If you’re trying to renovate an overgrown climbing rose, cut away the oldest canes, with five to seven of the strongest left alone. Shorten side shoots on the remaining branches and prune back the tips by one-third to one-half to encourage branching.
Hybrid teas and floribunda have similar pruning techniques. Hybrid teas are large-flowered and should have the strongest shoots shortened back 4 to 6 inches from the base. Less vigorous shoots should be shortened 2 to 4 inches from the base.
Floribunda are cluster-flowered and their stems are left longer with more buds that allow the shrub to form its characteristic mass of blossoms. The strongest shoots should be pruned down to within 10 inches or one foot of the soil level, while less vigorous shoots should be cut back more severely. Older stems can be pruned back hard from time to time to encourage stronger growth at the base.
Shrub-type groundcover roses rarely need routine pruning, but when they have extended their boundaries hard prune upright growths back to their designated area. Shorten side shoots back by a few buds and reduce the strong shoots by one-third.
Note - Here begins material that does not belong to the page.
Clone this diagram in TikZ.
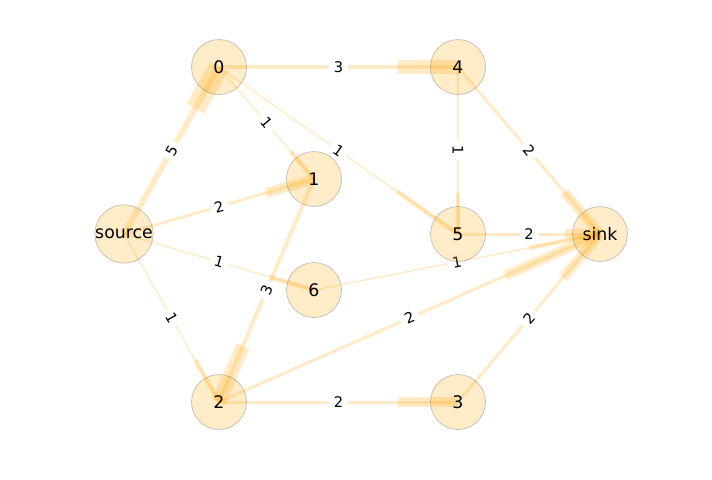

For spreading, rambler groundcover roses, it is best to shorten the side shoots in the summer after flowering to prevent the plant from getting out of hand. If the groundcover does become unruly, it can be renovated by pruning near to ground level from the base in the late winter.
These dwarf roses are often no more than 10 inches tall and require the least amount of pruning of the varieties. Remove dead or twiggy growth, shorten back weak growths and occasionally prune some of the older growth to near soil level to promote growth near the base.